(STATED EXERCISE) Extract every line where the string "this" appears.

(PROVIDED DATA)

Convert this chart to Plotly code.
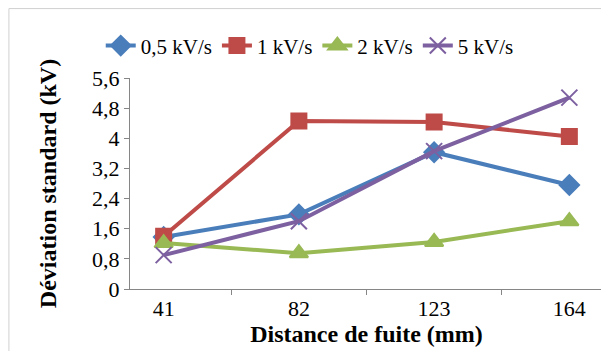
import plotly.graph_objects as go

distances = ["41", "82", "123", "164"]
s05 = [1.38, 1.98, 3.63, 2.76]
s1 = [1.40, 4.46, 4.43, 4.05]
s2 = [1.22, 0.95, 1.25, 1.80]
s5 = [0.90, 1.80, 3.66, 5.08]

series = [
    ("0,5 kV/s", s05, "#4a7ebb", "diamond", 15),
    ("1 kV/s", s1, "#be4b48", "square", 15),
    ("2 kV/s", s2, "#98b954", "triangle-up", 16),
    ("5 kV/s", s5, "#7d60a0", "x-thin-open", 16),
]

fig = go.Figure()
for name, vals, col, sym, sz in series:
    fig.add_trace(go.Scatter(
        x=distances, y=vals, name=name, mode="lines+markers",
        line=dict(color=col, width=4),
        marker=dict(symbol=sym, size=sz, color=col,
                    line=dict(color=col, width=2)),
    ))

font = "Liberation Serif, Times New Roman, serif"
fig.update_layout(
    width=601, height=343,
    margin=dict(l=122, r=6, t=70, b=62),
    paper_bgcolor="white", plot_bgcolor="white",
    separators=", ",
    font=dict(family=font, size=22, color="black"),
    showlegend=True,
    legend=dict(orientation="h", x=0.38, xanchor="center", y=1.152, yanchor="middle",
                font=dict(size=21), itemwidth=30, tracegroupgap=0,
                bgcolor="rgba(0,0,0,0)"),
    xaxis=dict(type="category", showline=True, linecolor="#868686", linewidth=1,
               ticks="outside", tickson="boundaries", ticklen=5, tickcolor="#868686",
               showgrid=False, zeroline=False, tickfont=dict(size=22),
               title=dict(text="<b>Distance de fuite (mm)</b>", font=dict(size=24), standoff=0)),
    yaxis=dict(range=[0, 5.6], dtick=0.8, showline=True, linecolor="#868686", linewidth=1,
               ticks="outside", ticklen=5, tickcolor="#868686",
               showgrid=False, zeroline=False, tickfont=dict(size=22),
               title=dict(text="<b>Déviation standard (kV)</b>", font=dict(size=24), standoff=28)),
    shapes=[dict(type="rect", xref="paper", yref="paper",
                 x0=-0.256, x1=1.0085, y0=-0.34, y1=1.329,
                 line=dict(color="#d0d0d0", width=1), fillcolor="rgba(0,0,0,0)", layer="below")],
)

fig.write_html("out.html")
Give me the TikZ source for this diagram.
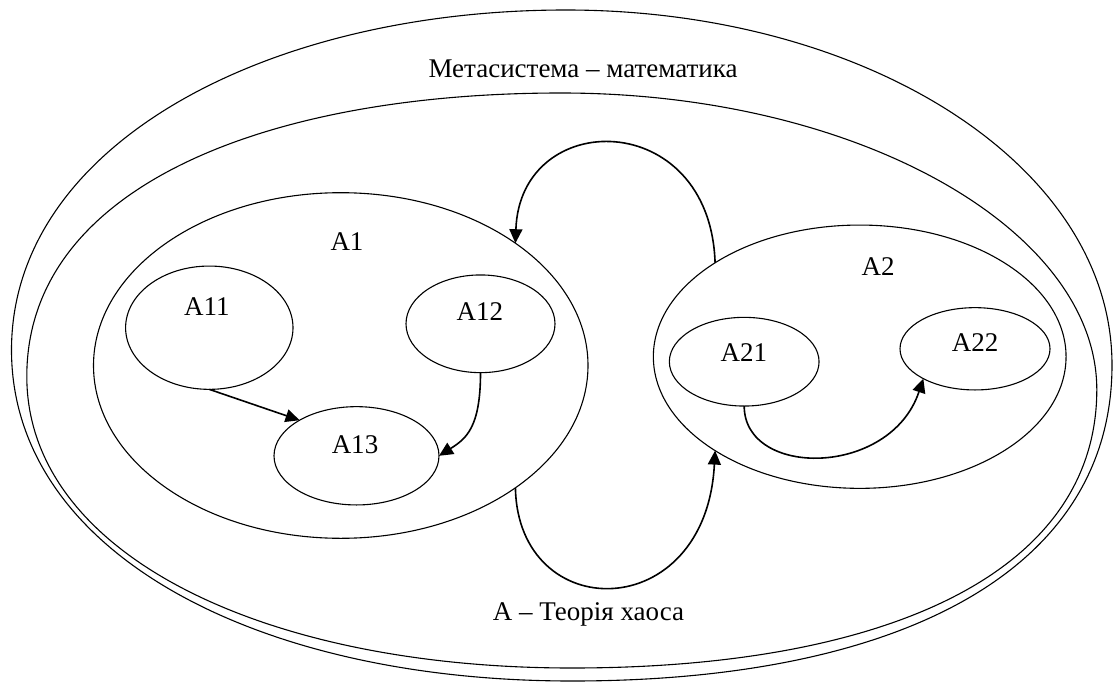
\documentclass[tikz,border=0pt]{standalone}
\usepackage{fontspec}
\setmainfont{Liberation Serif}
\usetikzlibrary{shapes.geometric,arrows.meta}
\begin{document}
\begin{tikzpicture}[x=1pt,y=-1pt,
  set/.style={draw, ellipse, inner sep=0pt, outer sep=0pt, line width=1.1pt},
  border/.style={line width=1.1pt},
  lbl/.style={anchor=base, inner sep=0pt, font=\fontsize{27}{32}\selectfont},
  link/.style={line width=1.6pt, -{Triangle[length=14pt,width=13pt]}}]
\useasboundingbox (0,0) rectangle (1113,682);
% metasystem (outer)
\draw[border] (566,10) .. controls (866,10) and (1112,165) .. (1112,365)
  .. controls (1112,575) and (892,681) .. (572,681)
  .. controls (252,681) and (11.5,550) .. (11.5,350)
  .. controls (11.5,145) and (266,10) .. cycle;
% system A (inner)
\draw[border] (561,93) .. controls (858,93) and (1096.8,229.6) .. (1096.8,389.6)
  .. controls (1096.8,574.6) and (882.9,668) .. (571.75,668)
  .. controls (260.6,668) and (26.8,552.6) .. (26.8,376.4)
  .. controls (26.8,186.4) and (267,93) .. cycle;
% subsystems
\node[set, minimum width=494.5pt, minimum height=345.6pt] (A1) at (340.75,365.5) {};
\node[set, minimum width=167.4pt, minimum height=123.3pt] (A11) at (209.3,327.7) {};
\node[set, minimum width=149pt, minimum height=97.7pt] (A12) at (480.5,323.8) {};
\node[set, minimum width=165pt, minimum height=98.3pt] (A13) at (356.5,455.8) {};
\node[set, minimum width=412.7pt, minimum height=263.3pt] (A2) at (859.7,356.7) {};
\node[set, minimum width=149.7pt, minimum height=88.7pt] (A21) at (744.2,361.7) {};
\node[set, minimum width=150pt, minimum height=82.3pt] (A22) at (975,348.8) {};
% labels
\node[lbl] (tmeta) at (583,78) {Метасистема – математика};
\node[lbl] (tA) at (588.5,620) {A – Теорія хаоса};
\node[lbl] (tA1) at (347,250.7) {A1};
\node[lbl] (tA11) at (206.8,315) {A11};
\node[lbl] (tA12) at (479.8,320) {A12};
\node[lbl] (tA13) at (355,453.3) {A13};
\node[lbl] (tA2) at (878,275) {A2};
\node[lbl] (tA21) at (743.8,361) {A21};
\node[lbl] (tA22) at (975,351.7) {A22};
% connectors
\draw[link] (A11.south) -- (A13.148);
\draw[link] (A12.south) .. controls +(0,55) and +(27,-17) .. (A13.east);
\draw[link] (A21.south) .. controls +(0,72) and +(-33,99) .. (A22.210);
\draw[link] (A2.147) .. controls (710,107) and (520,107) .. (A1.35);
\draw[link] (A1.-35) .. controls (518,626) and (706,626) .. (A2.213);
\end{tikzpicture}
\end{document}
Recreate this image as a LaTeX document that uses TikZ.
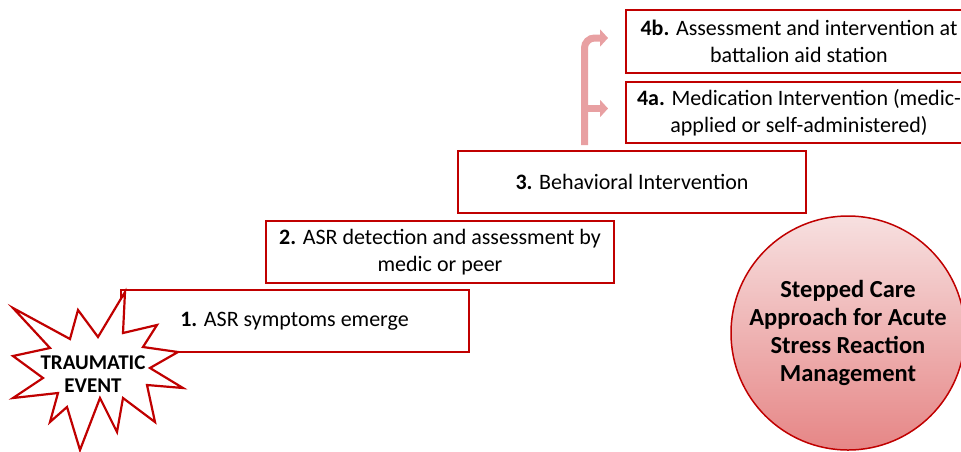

(CORRECT RESPONSE)
Convert this chart to Plotly code.
Give me the TikZ source for this diagram.
Recreate this image as a LaTeX document that uses TikZ.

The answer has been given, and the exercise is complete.